I don’t advertise this blog so I’m always amazed that people even find it. I figured the least-read articles on this blog were my “TAC Tales,” but someone recently commented that they wanted to see more… Well, I’m happy to oblige.
The recent events at United reminded me of a case where operations were down for one of the major airlines at Miami International Airport. It didn’t directly impact flight operations, but ticketing and baggage handling systems were down. Naturally, it was a P1 and so I dialed into the conference bridge.
This airline had four Cat 6500’s acting as their core devices for the network. The four switches had vastly disparate configurations, both hardware and software. I seem to recall one of them was running a Supe 1 module, which was even old in 2007 when I took the case. There was a different software version on each of them.

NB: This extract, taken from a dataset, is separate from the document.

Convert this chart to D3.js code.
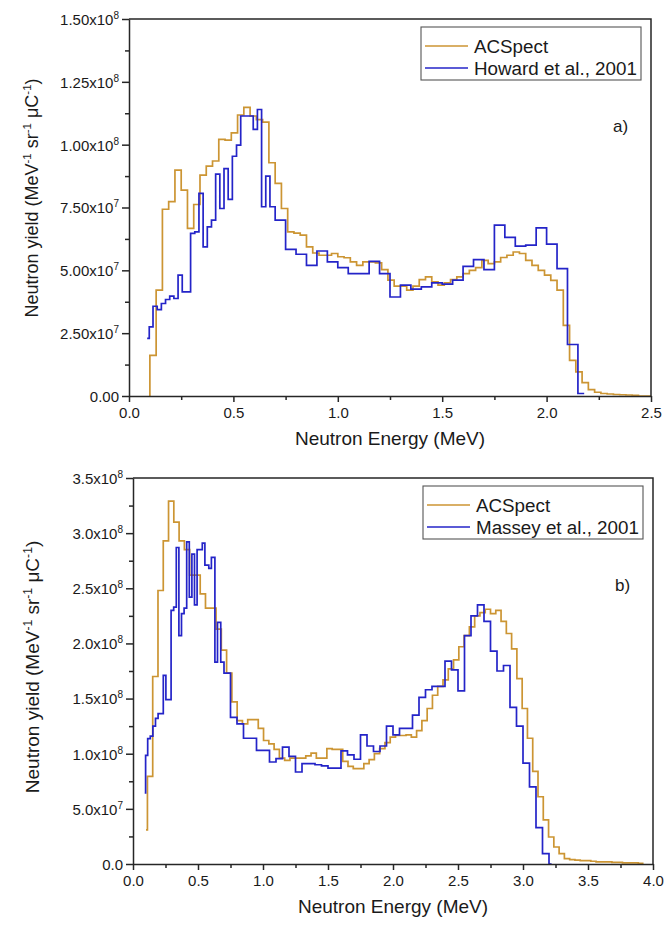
<!DOCTYPE html>
<html>
<head>
<meta charset="utf-8">
<script src="https://cdn.jsdelivr.net/npm/d3@7"></script>
<style>
  body { margin: 0; background: #fff; }
  svg { display: block; }
  text { font-family: "Liberation Sans", Arial, Helvetica, sans-serif; fill: #1a1a1a; }
</style>
</head>
<body>
<svg id="fig" width="664" height="925"></svg>
<script>
// ---------- Panel a) : neutron yield, ACSpect vs Howard et al. ----------
// ACSpect histogram: regular bins starting at 0.10 MeV, 0.03 MeV wide (units of 1e7)
const acspectA_start = 0.10;
const acspectA_width = 0.03;
const acspectA = [
  1.62, 4.21, 7.43, 7.73, 8.99, 8.19, 6.67, 7.62, 8.79, 9.15,
  9.35, 10.21, 10.18, 10.47, 11.18, 11.48, 11.14, 11.0, 10.9, 9.28,
  8.46, 7.46, 6.53, 6.48, 6.40, 5.93, 5.69, 5.60, 5.60, 5.67,
  5.54, 5.50, 5.34, 5.20, 5.34, 5.34, 5.30, 5.03, 4.61, 4.37,
  4.37, 4.21, 4.37, 4.63, 4.74, 4.54, 4.41, 4.50, 4.63, 4.74,
  4.87, 5.00, 5.11, 5.40, 5.27, 5.34, 5.51, 5.60, 5.73, 5.67,
  5.40, 5.20, 5.00, 4.81, 4.60, 4.21, 2.81, 1.42, 0.96, 0.53,
  0.25, 0.15, 0.10, 0.08, 0.06, 0.05, 0.04, 0.03, 0, 0
];
// Howard et al., 2001: bin left edges (MeV) and yields (units of 1e7)
const howardE = [
  0.087, 0.097, 0.115, 0.135, 0.155, 0.175, 0.195, 0.215, 0.235, 0.255,
  0.295, 0.315, 0.335, 0.355, 0.375, 0.395, 0.415, 0.435, 0.455, 0.475,
  0.495, 0.515, 0.535, 0.595, 0.615, 0.635, 0.655, 0.675, 0.70, 0.75,
  0.80, 0.85, 0.90, 0.95, 1.00, 1.05, 1.15, 1.20, 1.25, 1.30,
  1.35, 1.40, 1.45, 1.50, 1.55, 1.60, 1.65, 1.70, 1.75, 1.80,
  1.85, 1.90, 1.95, 2.00, 2.05, 2.10, 2.15
];
const howardY = [
  2.29, 2.75, 3.57, 3.44, 3.68, 3.84, 3.97, 3.88, 4.81, 4.14,
  6.47, 6.53, 8.06, 5.93, 6.73, 7.00, 8.83, 7.46, 9.05, 7.82,
  9.54, 9.98, 11.14, 10.61, 11.40, 7.53, 8.75, 7.53, 7.00, 5.83,
  5.64, 5.20, 5.77, 5.34, 5.11, 4.87, 5.36, 4.87, 3.94, 4.41,
  4.25, 4.34, 4.50, 4.45, 4.61, 5.16, 5.43, 5.03, 6.80, 6.31,
  5.96, 6.00, 6.69, 6.04, 5.07, 2.05, 0.10
];
const howardEnd = 2.18;

// ---------- Panel b) : ACSpect vs Massey et al. ----------
// ACSpect histogram: a short first bin from 0.10 MeV, then regular 0.0406 MeV bins (units of 1e8)
const acspectB_first = [0.10, 0.31];
const acspectB_start = 0.111;
const acspectB_width = 0.0406;
const acspectB = [
  0.795, 1.70, 2.48, 2.93, 3.29, 3.10, 2.93, 2.85, 2.62, 2.62,
  2.45, 2.32, 2.32, 2.13, 1.94, 1.73, 1.47, 1.30, 1.27, 1.31,
  1.31, 1.23, 1.12, 1.09, 1.04, 0.96, 0.94, 0.96, 0.96, 0.96,
  0.98, 1.006, 0.96, 0.96, 1.046, 1.04, 1.04, 0.93, 0.886, 0.865,
  0.865, 0.91, 0.946, 1.00, 1.046, 1.10, 1.15, 1.165, 1.165, 1.17,
  1.15, 1.21, 1.30, 1.41, 1.53, 1.61, 1.67, 1.77, 1.85, 1.97,
  2.07, 2.15, 2.25, 2.28, 2.31, 2.27, 2.30, 2.20, 2.09, 1.95,
  1.68, 1.41, 1.14, 0.84, 0.61, 0.40, 0.245, 0.154, 0.094, 0.049,
  0.04, 0.035, 0.03, 0.03, 0.025, 0.02, 0.02, 0.02, 0.015, 0.015,
  0.01, 0.01, 0.01, 0.005
];
// Massey et al., 2001: bin left edges (MeV) and yields (units of 1e8)
const masseyE = [
  0.090, 0.097, 0.113, 0.133, 0.153, 0.173, 0.193, 0.233, 0.253, 0.293,
  0.313, 0.333, 0.353, 0.373, 0.393, 0.413, 0.433, 0.453, 0.473, 0.493,
  0.533, 0.553, 0.583, 0.603, 0.630, 0.650, 0.675, 0.70, 0.75, 0.80,
  0.85, 0.95, 1.05, 1.10, 1.15, 1.20, 1.25, 1.30, 1.40, 1.45,
  1.50, 1.60, 1.65, 1.70, 1.75, 1.80, 1.85, 1.90, 1.95, 2.00,
  2.05, 2.15, 2.20, 2.25, 2.30, 2.40, 2.45, 2.50, 2.55, 2.60,
  2.65, 2.70, 2.75, 2.80, 2.85, 2.90, 2.95, 3.00, 3.05, 3.10,
  3.15, 3.20
];
const masseyY = [
  0.644, 0.985, 1.137, 1.16, 1.25, 1.32, 1.364, 1.71, 1.49, 2.30,
  2.33, 2.87, 2.07, 2.27, 2.32, 2.92, 2.42, 2.81, 2.35, 2.85,
  2.91, 2.71, 2.68, 2.78, 1.83, 2.19, 1.83, 1.73, 1.33, 1.27,
  1.14, 1.03, 0.925, 0.955, 1.06, 0.975, 0.834, 0.91, 0.90, 0.89,
  0.87, 1.025, 0.99, 0.95, 1.17, 1.07, 1.02, 1.07, 1.25, 1.17,
  1.23, 1.35, 1.51, 1.58, 1.61, 1.84, 1.76, 1.57, 2.07, 2.25,
  2.35, 2.20, 1.93, 1.75, 1.80, 1.42, 1.25, 0.915, 0.70, 0.33,
  0.094, 0
];
const masseyEnd = 3.22;

// ---------- Axis ticks and labels ----------
const xTicksA = [0, 0.5, 1.0, 1.5, 2.0, 2.5];
const xMinorA = [0.25, 0.75, 1.25, 1.75, 2.25];
const xTicksB = [0, 0.5, 1.0, 1.5, 2.0, 2.5, 3.0, 3.5, 4.0];
const xMinorB = [0.25, 0.75, 1.25, 1.75, 2.25, 2.75, 3.25, 3.75];
const yTicksA = [0, 2.5e7, 5e7, 7.5e7, 1e8, 1.25e8, 1.5e8];
const yTickTextA = ["0.00", "2.50x10^7", "5.00x10^7", "7.50x10^7", "1.00x10^8", "1.25x10^8", "1.50x10^8"];
const yMinorA = [1.25e7, 3.75e7, 6.25e7, 8.75e7, 1.125e8, 1.375e8];
const yTicksB = [0, 5e7, 1e8, 1.5e8, 2e8, 2.5e8, 3e8, 3.5e8];
const yTickTextB = ["0.0", "5.0x10^7", "1.0x10^8", "1.5x10^8", "2.0x10^8", "2.5x10^8", "3.0x10^8", "3.5x10^8"];
const yMinorB = [2.5e7, 7.5e7, 1.25e8, 1.75e8, 2.25e8, 2.75e8, 3.25e8];
const xTitle = "Neutron Energy (MeV)";
// y title pieces: [normal text, superscript]
const yTitleParts = [["Neutron yield (MeV", "-1"], [" sr", "-1"], ["  \u03BCC", "-1"], [")", ""]];

const COLOR_ACS = "#CC9533";
const COLOR_EXP = "#2424C8";
const AXIS_COLOR = "#262626";
const FONT = "'Liberation Sans', Arial, sans-serif";

const svg = d3.select("#fig");

// Builds the [E, yield] vertices of a step histogram (value held until next edge)
function stepPoints(edges, values, end, unit, fromZero) {
  const pts = edges.map((e, i) => [e, values[i] * unit]);
  pts.push([end, values[values.length - 1] * unit]);
  if (fromZero) pts.unshift([edges[0], 0]);
  return pts;
}

function drawPanel(p) {
  const x = d3.scaleLinear().domain([0, p.xMax]).range([p.left, p.right]);
  const y = d3.scaleLinear().domain([0, p.yMax]).range([p.bottom, p.top]);
  const g = svg.append("g");

  // histogram series
  const line = d3.line().x(d => x(d[0])).y(d => y(d[1])).curve(d3.curveStepAfter);
  p.series.forEach(s => {
    g.append("path")
      .attr("d", line(s.points))
      .attr("fill", "none")
      .attr("stroke", s.color)
      .attr("stroke-width", 1.7);
  });

  // frame (top and right)
  g.append("path")
    .attr("d", `M${p.left},${p.top}H${p.right}V${p.bottom}`)
    .attr("fill", "none").attr("stroke", AXIS_COLOR).attr("stroke-width", 1.5);

  // x axis, major and minor ticks
  const xa = g.append("g").attr("transform", `translate(0,${p.bottom})`)
    .call(d3.axisBottom(x).tickValues(p.xTicks).tickSize(6).tickSizeOuter(0).tickPadding(5)
      .tickFormat(d3.format(".1f")));
  g.append("g").attr("transform", `translate(0,${p.bottom})`)
    .call(d3.axisBottom(x).tickValues(p.xMinor).tickSize(4).tickFormat(""))
    .select(".domain").remove();

  // y axis, major and minor ticks
  const ya = g.append("g").attr("transform", `translate(${p.left},0)`)
    .call(d3.axisLeft(y).tickValues(p.yTicks).tickSize(7).tickSizeOuter(0).tickFormat(""));
  g.append("g").attr("transform", `translate(${p.left},0)`)
    .call(d3.axisLeft(y).tickValues(p.yMinor).tickSize(4).tickFormat(""))
    .select(".domain").remove();

  g.selectAll(".domain, .tick line").attr("stroke", AXIS_COLOR).attr("stroke-width", 1.5);
  xa.selectAll(".tick text").attr("font-size", 15).attr("fill", "#1a1a1a").style("font-family", FONT);

  // y tick labels with superscript exponents
  ya.selectAll(".tick").each(function (d, i) {
    const parts = p.yTickText[i].split("^");
    const t = d3.select(this).select("text")
      .attr("x", -10).attr("dy", "0.36em")
      .attr("font-size", 15).attr("fill", "#1a1a1a").style("font-family", FONT)
      .text(null);
    t.append("tspan").text(parts[0]);
    if (parts[1]) t.append("tspan").attr("font-size", 10).attr("dy", -6).text(parts[1]);
  });

  // axis titles
  g.append("text")
    .attr("x", (p.left + p.right) / 2).attr("y", p.bottom + 49)
    .attr("text-anchor", "middle").attr("font-size", 19)
    .text(xTitle);

  const yt = g.append("text")
    .attr("transform", `translate(${p.yTitleX},${p.yTitleY}) rotate(-90)`)
    .attr("text-anchor", "middle").attr("font-size", p.yTitleSize);
  let raised = false;
  yTitleParts.forEach(([base, sup]) => {
    yt.append("tspan").attr("dy", raised ? 7 : 0).text(base);
    raised = false;
    if (sup) {
      yt.append("tspan").attr("font-size", p.yTitleSize * 0.64).attr("dy", -7).text(sup);
      raised = true;
    }
  });

  // legend
  const lg = g.append("g").attr("transform", `translate(${p.right - 230},${p.top + 8})`);
  lg.append("rect").attr("width", 220).attr("height", 53)
    .attr("fill", "#fff").attr("stroke", "#555").attr("stroke-width", 1.1);
  p.series.forEach((s, i) => {
    const yy = 19 + i * 22;
    lg.append("line").attr("x1", 4).attr("x2", 47).attr("y1", yy).attr("y2", yy)
      .attr("stroke", s.color).attr("stroke-width", 1.7);
    lg.append("text").attr("x", 53).attr("y", yy).attr("dy", "0.36em")
      .attr("font-size", 18.8).text(s.name);
  });

  // panel tag
  g.append("text").attr("x", p.right - 38).attr("y", p.top + 113)
    .attr("font-size", 17).text(p.tag);
}

drawPanel({
  left: 129, right: 651, top: 19, bottom: 396,
  xMax: 2.5, yMax: 1.5e8,
  xTicks: xTicksA, xMinor: xMinorA,
  yTicks: yTicksA, yTickText: yTickTextA, yMinor: yMinorA,
  yTitleX: 38, yTitleY: 198, yTitleSize: 18,
  tag: "a)",
  series: [
    { name: "ACSpect", color: COLOR_ACS,
      points: stepPoints(acspectA.map((_, i) => acspectA_start + i * acspectA_width), acspectA,
                         acspectA_start + acspectA.length * acspectA_width, 1e7, true) },
    { name: "Howard et al., 2001", color: COLOR_EXP,
      points: stepPoints(howardE, howardY, howardEnd, 1e7, false) }
  ]
});

drawPanel({
  left: 133, right: 653, top: 478, bottom: 864,
  xMax: 4.0, yMax: 3.5e8,
  xTicks: xTicksB, xMinor: xMinorB,
  yTicks: yTicksB, yTickText: yTickTextB, yMinor: yMinorB,
  yTitleX: 39, yTitleY: 667, yTitleSize: 19,
  tag: "b)",
  series: [
    { name: "ACSpect", color: COLOR_ACS,
      points: stepPoints([acspectB_first[0]].concat(acspectB.map((_, i) => acspectB_start + i * acspectB_width)),
                         [acspectB_first[1]].concat(acspectB),
                         acspectB_start + acspectB.length * acspectB_width, 1e8, false) },
    { name: "Massey et al., 2001", color: COLOR_EXP,
      points: stepPoints(masseyE, masseyY, masseyEnd, 1e8, false) }
  ]
});
</script>
</body>
</html>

EIGRP was acting funny. As a TAC engineer in the routing protocols team, I absolutely hated EIGRP. EIGRP Stuck-In-Active was my nightmare case. It was always such a pain to track down the source, and meanwhile you’d have peers resetting all over the place. OSPF doesn’t do that, nor ISIS. I once got in a debate on an internal Cisco alias with some EIGRP guys. Granted, I had insulted their life’s work, but I stated that EIGRP was fast, but unreliable and prone to meltdown. Their retort was that properly designed EIGRP networks do not melt down. Great, but when are networks ever properly designed? They are so often slapped together haphazardly, grow organically, and overall need to be resilient when even when unplanned. Of course, those of us in design and architecture positions do our best to build highly available networks, but you don’t want to be running a protocol that flips out when a route at some far end of the network disappears. Anyhow…

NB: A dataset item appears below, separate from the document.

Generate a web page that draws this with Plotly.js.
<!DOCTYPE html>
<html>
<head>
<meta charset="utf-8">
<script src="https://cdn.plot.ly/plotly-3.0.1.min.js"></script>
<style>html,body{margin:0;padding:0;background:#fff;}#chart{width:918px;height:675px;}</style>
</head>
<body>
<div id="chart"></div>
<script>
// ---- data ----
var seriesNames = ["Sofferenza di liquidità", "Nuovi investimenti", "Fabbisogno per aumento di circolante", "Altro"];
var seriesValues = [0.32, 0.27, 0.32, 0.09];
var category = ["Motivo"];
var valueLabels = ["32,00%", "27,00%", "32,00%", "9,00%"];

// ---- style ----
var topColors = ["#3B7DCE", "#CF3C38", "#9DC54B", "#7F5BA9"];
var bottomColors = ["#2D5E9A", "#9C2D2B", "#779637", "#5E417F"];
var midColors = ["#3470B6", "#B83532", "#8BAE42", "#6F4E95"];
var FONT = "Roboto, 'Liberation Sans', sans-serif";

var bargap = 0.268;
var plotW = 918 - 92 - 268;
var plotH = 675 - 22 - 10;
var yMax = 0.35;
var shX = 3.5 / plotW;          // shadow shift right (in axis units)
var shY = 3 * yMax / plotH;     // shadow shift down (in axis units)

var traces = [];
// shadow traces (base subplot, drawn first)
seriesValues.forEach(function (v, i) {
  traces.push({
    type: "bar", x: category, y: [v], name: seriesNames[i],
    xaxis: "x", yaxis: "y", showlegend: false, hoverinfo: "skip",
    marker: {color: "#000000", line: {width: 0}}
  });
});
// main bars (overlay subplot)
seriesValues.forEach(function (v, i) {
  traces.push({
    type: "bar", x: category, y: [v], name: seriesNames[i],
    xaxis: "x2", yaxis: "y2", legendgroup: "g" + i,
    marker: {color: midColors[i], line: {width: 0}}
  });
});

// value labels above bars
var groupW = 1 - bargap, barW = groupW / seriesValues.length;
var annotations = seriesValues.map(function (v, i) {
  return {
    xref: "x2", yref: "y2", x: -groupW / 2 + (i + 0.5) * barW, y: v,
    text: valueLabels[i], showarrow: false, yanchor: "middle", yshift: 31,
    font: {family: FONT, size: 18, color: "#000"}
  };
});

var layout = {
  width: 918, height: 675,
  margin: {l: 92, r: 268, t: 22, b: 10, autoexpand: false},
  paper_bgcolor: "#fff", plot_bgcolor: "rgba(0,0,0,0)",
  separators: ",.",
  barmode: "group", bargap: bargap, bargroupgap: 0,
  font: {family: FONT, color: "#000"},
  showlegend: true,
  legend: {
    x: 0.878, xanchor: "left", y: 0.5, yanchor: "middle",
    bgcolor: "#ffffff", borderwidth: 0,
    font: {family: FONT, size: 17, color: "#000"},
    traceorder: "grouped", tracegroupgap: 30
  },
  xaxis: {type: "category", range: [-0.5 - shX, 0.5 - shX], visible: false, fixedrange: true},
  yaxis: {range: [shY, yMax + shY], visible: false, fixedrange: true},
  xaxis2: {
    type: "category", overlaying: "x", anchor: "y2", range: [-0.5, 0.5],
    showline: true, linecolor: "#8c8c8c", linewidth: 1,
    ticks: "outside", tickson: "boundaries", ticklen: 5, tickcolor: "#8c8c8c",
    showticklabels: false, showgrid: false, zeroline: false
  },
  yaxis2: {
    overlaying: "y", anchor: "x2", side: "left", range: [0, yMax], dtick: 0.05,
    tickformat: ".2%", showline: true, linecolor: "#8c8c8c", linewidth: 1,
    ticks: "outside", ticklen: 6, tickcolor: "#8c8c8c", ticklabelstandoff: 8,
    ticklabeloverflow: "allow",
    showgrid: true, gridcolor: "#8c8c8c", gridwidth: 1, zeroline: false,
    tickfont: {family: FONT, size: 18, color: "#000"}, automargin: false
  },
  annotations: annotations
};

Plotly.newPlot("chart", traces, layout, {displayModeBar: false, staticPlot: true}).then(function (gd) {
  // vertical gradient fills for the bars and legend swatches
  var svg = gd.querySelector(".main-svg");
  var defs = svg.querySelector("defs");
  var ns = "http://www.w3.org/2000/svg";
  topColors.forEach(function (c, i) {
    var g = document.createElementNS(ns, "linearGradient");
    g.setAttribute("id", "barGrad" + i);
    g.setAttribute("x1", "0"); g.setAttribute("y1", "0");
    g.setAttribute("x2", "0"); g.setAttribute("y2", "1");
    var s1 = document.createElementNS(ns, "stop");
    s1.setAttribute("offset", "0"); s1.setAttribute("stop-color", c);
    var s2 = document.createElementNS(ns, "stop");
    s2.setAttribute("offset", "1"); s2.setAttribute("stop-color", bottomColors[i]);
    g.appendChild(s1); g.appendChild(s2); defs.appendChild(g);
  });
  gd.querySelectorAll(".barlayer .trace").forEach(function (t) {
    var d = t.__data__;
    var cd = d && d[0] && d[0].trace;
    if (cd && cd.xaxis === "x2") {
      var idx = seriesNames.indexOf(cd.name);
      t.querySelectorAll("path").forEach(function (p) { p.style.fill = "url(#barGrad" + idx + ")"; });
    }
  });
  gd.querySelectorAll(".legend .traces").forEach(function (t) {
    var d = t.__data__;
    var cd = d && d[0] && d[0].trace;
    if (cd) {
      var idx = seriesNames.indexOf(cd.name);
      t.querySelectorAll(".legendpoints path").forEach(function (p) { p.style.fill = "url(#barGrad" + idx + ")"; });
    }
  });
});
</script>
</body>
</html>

The adjacencies on all four boxes were resetting constantly. It was totally unstable. Every five minutes or so, some manager from the airline would hop on the bridge to tell us that they were using handwritten tickets and baggage tags, that lines at the ticket counters were going out the door, etc, etc. Because that really helps me to concentrate. I tried to troubleshoot the way TAC engineers are trained to troubleshoot: collect logs, search for bugs in the relevant software, look for configuration issues. With routing adjacency flaps on switches, always check for STP issues. I couldn’t figure it out.
Finally some high-level engineer for the airline got on the phone and took over like a five-star general. He had his ops team systematically shut down and reset the switches, one at a time. The instability stopped. Wish I’d thought of that.

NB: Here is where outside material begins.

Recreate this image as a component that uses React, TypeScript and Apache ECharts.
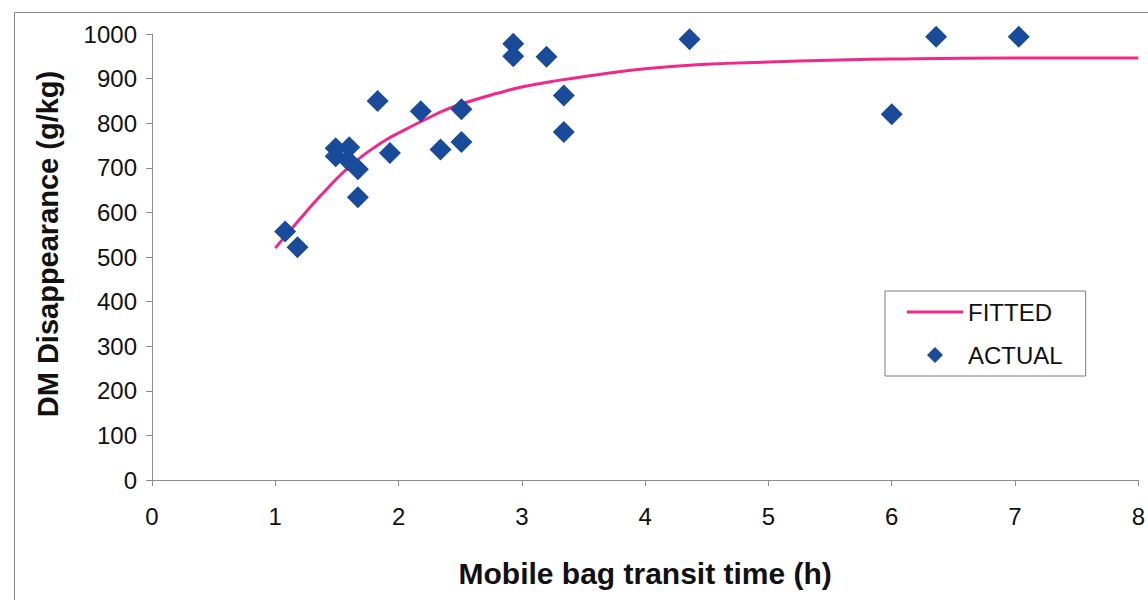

The standards for a routing protocol like OSPF are written by slow-moving committees, and hence don’t change much. These committees often have members from multiple competing vendors who disagree on exactly what should be done, and even when they do agree, nothing happens fast in IETF committees. Conversely, Cisco owns EIGRP, and they can change it as much as they want. Even their internal committees are nowhere near as bureaucratic as IETF. This means that there can be significant changes in the EIGRP code between IOS releases, much more so than for OSPF, and it is thus vital to keep code revisions amongst participating routers fairly close.
In this case, the consulting engineers for the airline helped them to standardize the hardware and software revisions. They never re-opened the case.